Maja Popović (Humboldt-Universität zu Berlin): (Dis)similarity Metrics for Texts (School Seminar)

Abstract:
Natural language processing (NLP) is a multidisciplinary field closely related to linguistics, machine learning and artificial intelligence. It comprises a number of different subfields dealing with different kinds of analysis and/or generation of natural language texts. All these methods and approaches need some kind of evaluation, i.e. comparison between the obtained result with a given gold standard. For tasks dealing with text generation (such as speech recognition or machine translation), a comparison between two texts has to be carried out. This is usually done either by counting matched words or word sequences (which produces a similarity score) or by calculating edit distance, i.e. a number of operations needed to transform the generated word sequence into a desired word sequence (which produces a “dissimilarity” score called “error rate”).
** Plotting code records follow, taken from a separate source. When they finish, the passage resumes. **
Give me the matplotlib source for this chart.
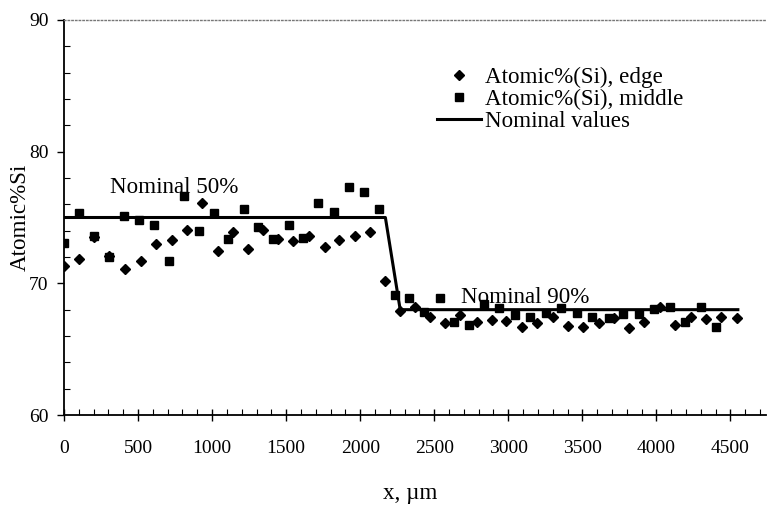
import matplotlib
matplotlib.use("Agg")
import matplotlib.pyplot as plt
from matplotlib.ticker import MultipleLocator

plt.rcParams['font.family'] = ['Liberation Serif', 'DejaVu Serif']

# edge series (diamonds)
edge_x = [2, 103, 205, 306, 412, 518, 622, 728, 829, 930, 1039, 1140, 1241,
          1347, 1448, 1549, 1655, 1759, 1860, 1964, 2068, 2169, 2270, 2372,
          2473, 2574, 2676, 2789, 2890, 2986, 3093, 3194, 3302, 3403, 3505,
          3610, 3711, 3813, 3919, 4022, 4128, 4234, 4336, 4439, 4545]
edge_y = [71.34, 71.83, 73.55, 72.08, 71.07, 71.72, 72.97, 73.30, 74.05, 76.08,
          72.48, 73.93, 72.63, 74.05, 73.35, 73.24, 73.60, 72.79, 73.30, 73.60,
          73.93, 70.20, 67.93, 68.19, 67.43, 66.97, 67.60, 67.05, 67.22, 67.17,
          66.71, 67.02, 67.43, 66.77, 66.71, 66.97, 67.35, 66.64, 67.07, 68.19,
          66.84, 67.47, 67.32, 67.47, 67.35]

# middle series (squares)
mid_x = [2, 103, 205, 306, 407, 507, 606, 709, 811, 912, 1016, 1110, 1214,
         1313, 1414, 1516, 1613, 1718, 1820, 1921, 2027, 2124, 2232, 2329,
         2428, 2536, 2635, 2736, 2838, 2939, 3047, 3149, 3255, 3358, 3464,
         3566, 3678, 3775, 3880, 3986, 4090, 4196, 4302, 4405]
mid_y = [73.09, 75.32, 73.60, 72.03, 75.12, 74.81, 74.41, 71.72, 76.64, 73.96,
         75.32, 73.35, 75.63, 74.31, 73.35, 74.41, 73.42, 76.13, 75.42, 77.34,
         76.96, 75.63, 69.12, 68.91, 67.85, 68.87, 67.09, 66.84, 68.44, 68.11,
         67.60, 67.43, 67.73, 68.16, 67.78, 67.43, 67.35, 67.68, 67.68, 68.06,
         68.19, 67.05, 68.19, 66.71]

# nominal profile
nom_x = [0, 2170, 2270, 4550]
nom_y = [75, 75, 68, 68]

fig = plt.figure(figsize=(7.67, 5.08), dpi=100)
ax = fig.add_axes([64 / 767, 1 - 415 / 508, 702 / 767, 395 / 508])

ax.plot(edge_x, edge_y, 'D', color='black', markersize=5.5, linestyle='none',
        label='Atomic%(Si), edge')
ax.plot(mid_x, mid_y, 's', color='black', markersize=6, linestyle='none',
        label='Atomic%(Si), middle')
ax.plot(nom_x, nom_y, '-', color='black', linewidth=2.2, label='Nominal values')

ax.set_xlim(0, 4740)
ax.set_ylim(60, 90)
ax.xaxis.set_major_locator(MultipleLocator(500))
ax.xaxis.set_minor_locator(MultipleLocator(100))
ax.yaxis.set_major_locator(MultipleLocator(10))
ax.yaxis.set_minor_locator(MultipleLocator(2))

ax.tick_params(axis='x', which='major', direction='inout', length=8, width=1,
               labelsize=14, pad=14)
ax.tick_params(axis='x', which='minor', direction='in', length=4, width=0.8)
ax.tick_params(axis='y', which='major', direction='out', length=5, width=1,
               labelsize=14, pad=6)
ax.tick_params(axis='y', which='minor', direction='in', length=4, width=0.8)

ax.spines['right'].set_visible(False)
ax.spines['top'].set_color('#777777')
ax.spines['top'].set_linestyle(':')
ax.spines['top'].set_linewidth(1)
ax.spines['left'].set_linewidth(1.3)
ax.spines['bottom'].set_linewidth(1.3)

ax.text(311, 76.86, 'Nominal 50%', fontsize=16.6, va='baseline', ha='left')
ax.text(2682, 68.49, 'Nominal 90%', fontsize=16.6, va='baseline', ha='left')

ax.legend(loc='upper left', bbox_to_anchor=(0.532, 0.882), frameon=False,
          fontsize=16.6, handlelength=1.9, handletextpad=0.15,
          labelspacing=0.04, borderpad=0, borderaxespad=0)

fig.text(410 / 767, 1 - 494 / 508, 'x, µm', fontsize=16.6, ha='center', va='center')
fig.text(20 / 767, 1 - 217 / 508, 'Atomic%Si', fontsize=16.6, ha='center',
         va='center', rotation=90)

fig.savefig('out.png', dpi=100)
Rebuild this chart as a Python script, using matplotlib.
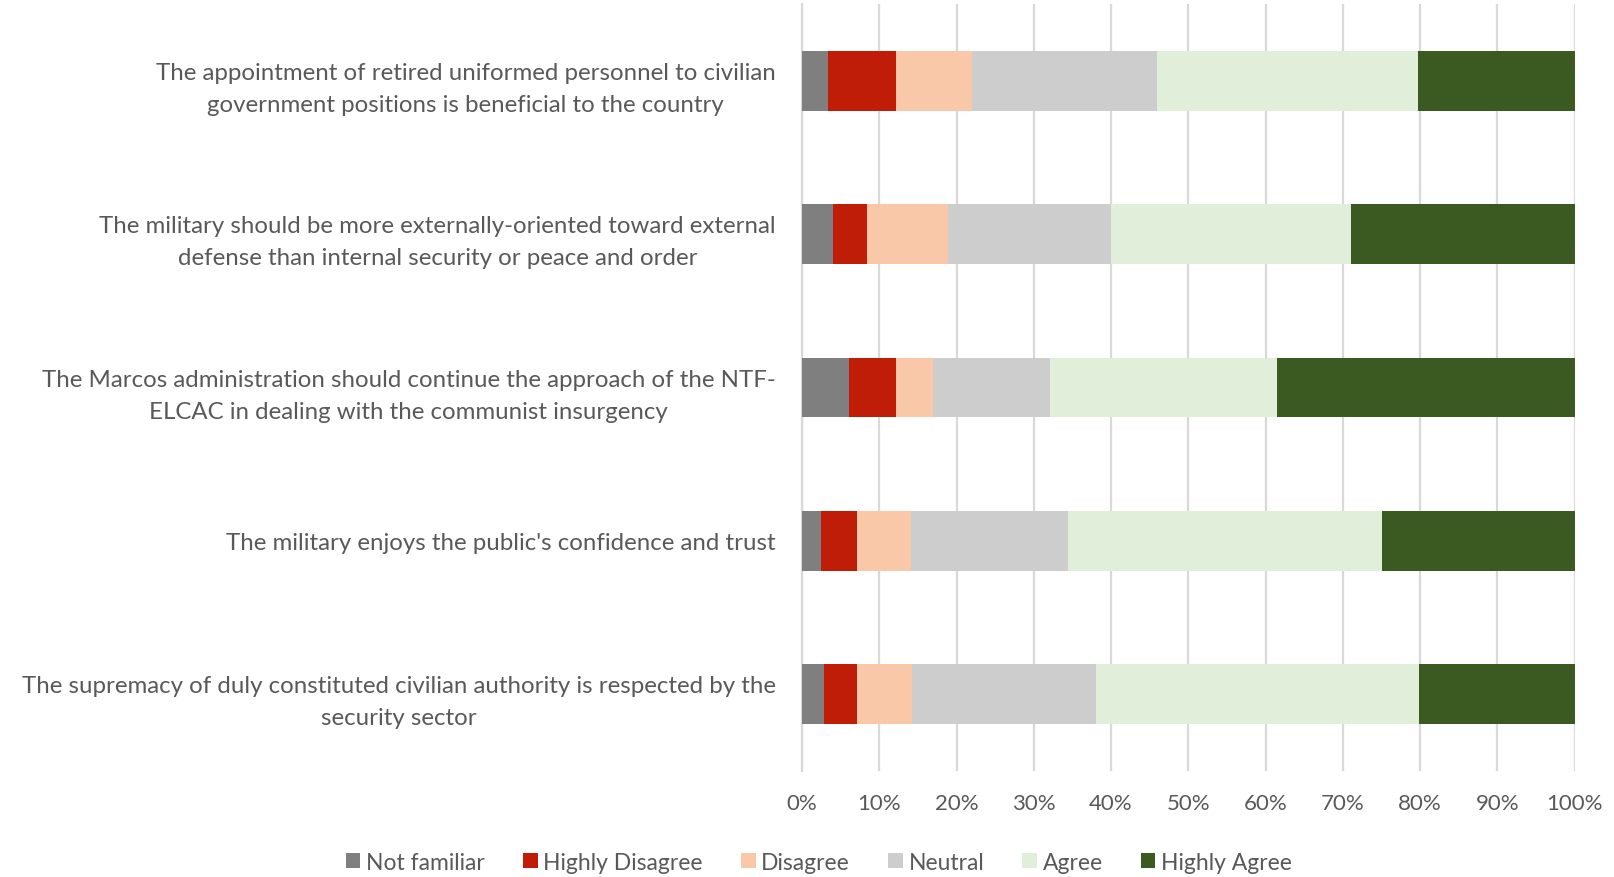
import matplotlib
matplotlib.use("Agg")
import matplotlib.pyplot as plt
from matplotlib.ticker import PercentFormatter

statements = [
    "The appointment of retired uniformed personnel to civilian\ngovernment positions is beneficial to the country",
    "The military should be more externally-oriented toward external\ndefense than internal security or peace and order",
    "The Marcos administration should continue the approach of the NTF-\nELCAC in dealing with the communist insurgency",
    "The military enjoys the public's confidence and trust",
    "The supremacy of duly constituted civilian authority is respected by the\nsecurity sector",
]

responses = ["Not familiar", "Highly Disagree", "Disagree", "Neutral", "Agree", "Highly Agree"]

not_familiar    = [3.4, 4.0, 6.1, 2.4, 2.8]
highly_disagree = [8.8, 4.4, 6.1, 4.7, 4.3]
disagree        = [9.8, 10.5, 4.8, 7.0, 7.1]
neutral         = [23.9, 21.1, 15.1, 20.3, 23.8]
agree           = [33.8, 31.0, 29.4, 40.7, 41.9]
highly_agree    = [20.3, 29.0, 38.5, 24.9, 20.1]

series = [not_familiar, highly_disagree, disagree, neutral, agree, highly_agree]
colors = ["#7f7f7f", "#c01d08", "#f8c8a8", "#cecdcd", "#e1eed9", "#3a5a22"]

text_color = "#595959"
plt.rcParams["font.family"] = ["Lato", "DejaVu Sans"]

fig = plt.figure(figsize=(16.15, 8.78), dpi=100)
ax = fig.add_axes([0.4966, 0.121, 0.4784, 0.873])

ypos = list(range(len(statements)))
left = [0.0] * len(statements)
for name, vals, col in zip(responses, series, colors):
    ax.barh(ypos, vals, left=left, height=0.39, color=col, label=name, zorder=3)
    left = [l + v for l, v in zip(left, vals)]

ax.set_xlim(0, 100)
ax.set_ylim(len(statements) - 0.5, -0.5)
ax.set_xticks(range(0, 101, 10))
ax.xaxis.set_major_formatter(PercentFormatter(decimals=0))
ax.set_yticks(ypos)
ax.set_yticklabels(statements, multialignment="center", linespacing=1.65, fontsize=17.3,
                   va="center_baseline")

ax.grid(axis="x", color="#d9d9d9", linewidth=1.6, zorder=0)
for s in ["top", "right", "bottom"]:
    ax.spines[s].set_visible(False)
ax.spines["left"].set_color("#d9d9d9")
ax.spines["left"].set_linewidth(1.6)

ax.tick_params(axis="both", length=0, colors=text_color)
ax.tick_params(axis="x", pad=16, labelsize=16)
ax.tick_params(axis="y", pad=19)

leg = fig.legend(loc="center", bbox_to_anchor=(0.507, 0.017), ncol=6, frameon=False,
                 fontsize=16.5, handlelength=0.65, handleheight=0.65, handletextpad=0.25,
                 columnspacing=1.65)
for t in leg.get_texts():
    t.set_color(text_color)

fig.savefig("out.png", dpi=100)
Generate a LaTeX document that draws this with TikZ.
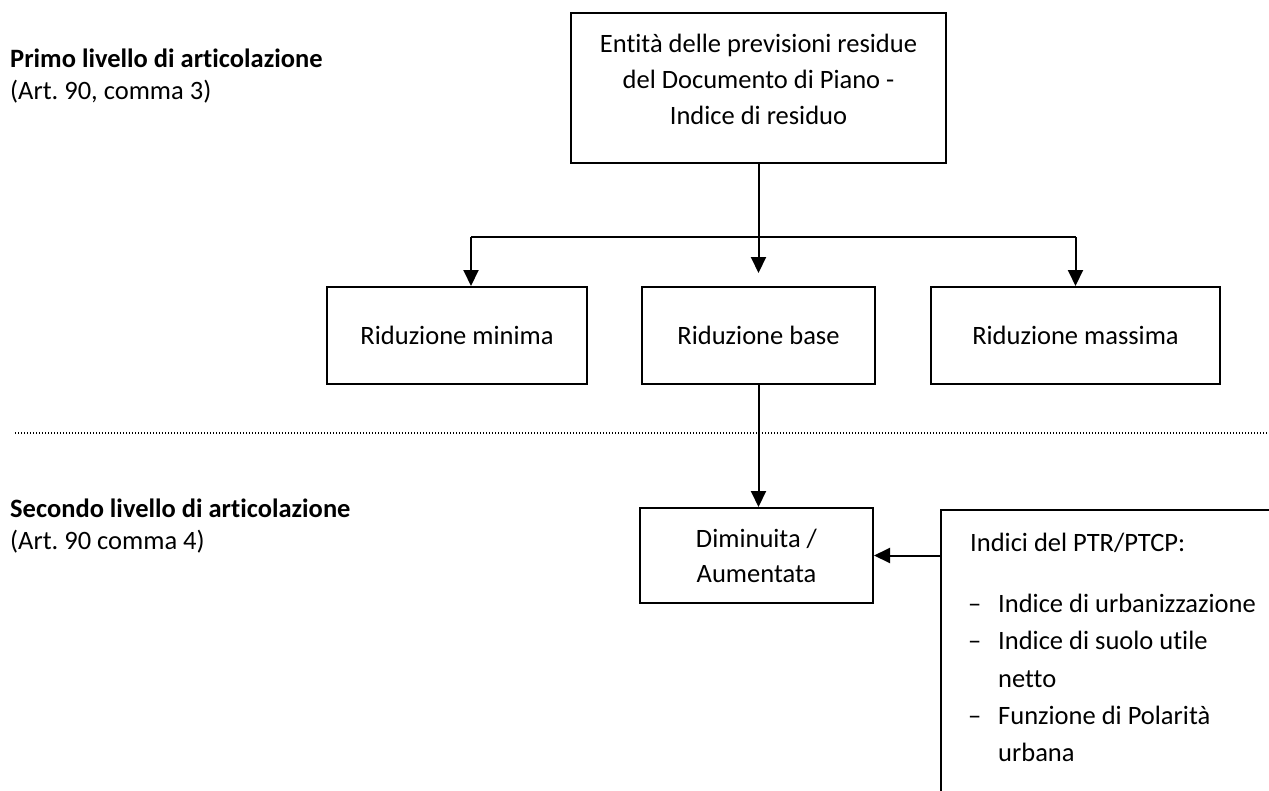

The talk will give an overview of advantages, disadvantages and challenges related to this type of metrics mainly concentrating on machine translation (MT) but also relating to some other NLP tasks.

Speaker bio:
Maja Popović graduated at the Faculty of Electrical Engineering, University of Belgrade and continued her studies at the RWTH Aachen, Germany, where she obtained her PhD with the thesis “Machine Translation: Statistical Approach with Additional Linguistic Knowledge”. After that, she continued her research at the DFKI Institute and thereafter at the Humboldt University of Berlin, mainly related to various approaches for evaluation of machine translation. She has developed two open source evaluation tools, (i) Hjerson, a tool for automatic translation error classification, and (ii) chrF, an automatic metric for machine translation evaluation based on character sequence matching.